__AIM OF THE TASK__
Search the data for the string "React" and extract every line where it appears.

__DATA BLOCK__
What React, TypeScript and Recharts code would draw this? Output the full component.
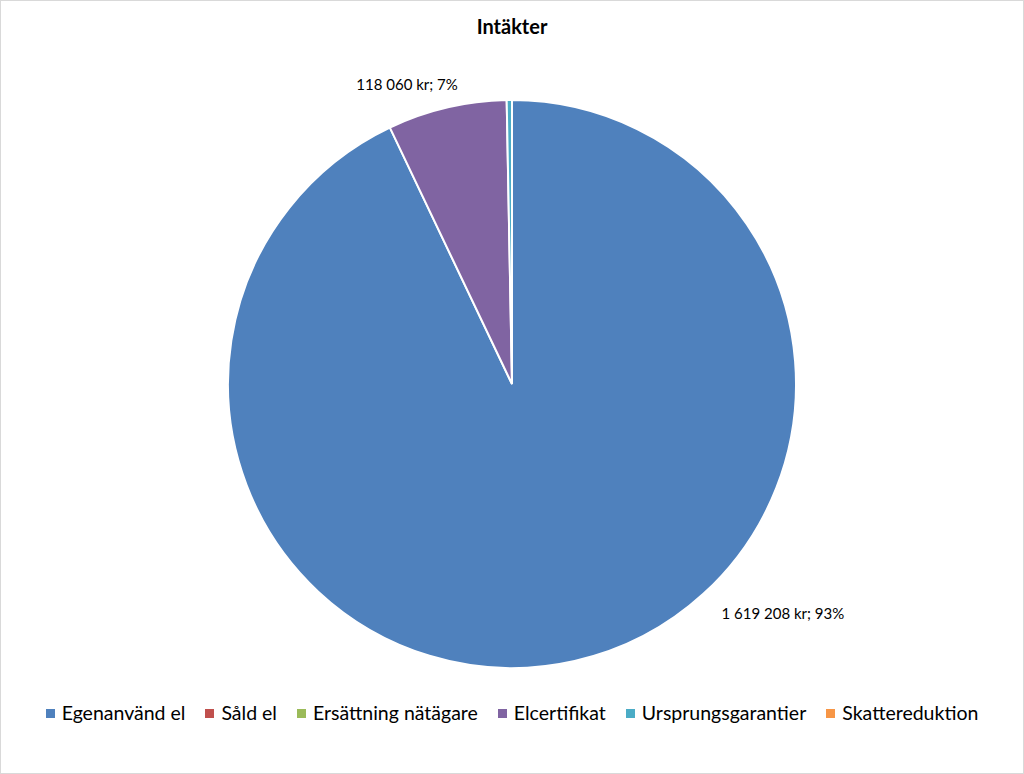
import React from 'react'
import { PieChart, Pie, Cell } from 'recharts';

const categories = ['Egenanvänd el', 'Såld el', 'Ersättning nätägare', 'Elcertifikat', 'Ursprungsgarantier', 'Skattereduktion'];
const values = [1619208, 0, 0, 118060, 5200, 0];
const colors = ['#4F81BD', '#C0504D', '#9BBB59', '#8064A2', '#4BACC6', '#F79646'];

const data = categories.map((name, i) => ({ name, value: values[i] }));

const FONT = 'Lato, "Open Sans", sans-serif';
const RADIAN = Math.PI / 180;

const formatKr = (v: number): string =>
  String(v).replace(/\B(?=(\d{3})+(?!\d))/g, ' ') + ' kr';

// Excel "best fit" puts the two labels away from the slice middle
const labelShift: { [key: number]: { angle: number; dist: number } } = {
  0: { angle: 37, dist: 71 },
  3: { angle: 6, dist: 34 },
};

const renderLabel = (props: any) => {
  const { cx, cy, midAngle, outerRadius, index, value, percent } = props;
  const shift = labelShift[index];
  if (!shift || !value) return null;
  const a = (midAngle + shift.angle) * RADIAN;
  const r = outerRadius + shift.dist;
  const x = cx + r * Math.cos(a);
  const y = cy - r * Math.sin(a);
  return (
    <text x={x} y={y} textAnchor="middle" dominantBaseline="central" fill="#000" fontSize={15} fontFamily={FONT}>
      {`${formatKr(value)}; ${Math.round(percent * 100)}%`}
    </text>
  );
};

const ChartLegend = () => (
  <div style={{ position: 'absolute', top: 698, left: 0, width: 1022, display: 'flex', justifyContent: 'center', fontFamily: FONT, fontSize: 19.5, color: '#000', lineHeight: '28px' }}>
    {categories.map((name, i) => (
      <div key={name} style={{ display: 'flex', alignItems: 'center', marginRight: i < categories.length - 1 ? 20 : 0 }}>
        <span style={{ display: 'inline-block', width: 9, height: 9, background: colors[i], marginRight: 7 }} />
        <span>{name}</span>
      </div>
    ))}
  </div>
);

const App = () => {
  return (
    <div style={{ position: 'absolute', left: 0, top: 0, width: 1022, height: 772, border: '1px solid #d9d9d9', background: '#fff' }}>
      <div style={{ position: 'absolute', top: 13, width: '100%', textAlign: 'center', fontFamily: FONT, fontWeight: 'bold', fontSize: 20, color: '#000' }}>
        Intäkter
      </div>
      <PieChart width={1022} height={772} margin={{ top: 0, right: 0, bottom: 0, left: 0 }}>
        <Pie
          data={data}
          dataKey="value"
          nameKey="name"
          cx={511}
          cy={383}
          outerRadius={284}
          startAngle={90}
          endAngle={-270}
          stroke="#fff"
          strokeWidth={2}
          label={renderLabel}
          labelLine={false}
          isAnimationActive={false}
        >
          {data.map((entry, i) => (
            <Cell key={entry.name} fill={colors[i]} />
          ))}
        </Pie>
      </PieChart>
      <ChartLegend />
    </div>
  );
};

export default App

__FULL SOLUTION__
What React, TypeScript and Recharts code would draw this? Output the full component.
import React from 'react'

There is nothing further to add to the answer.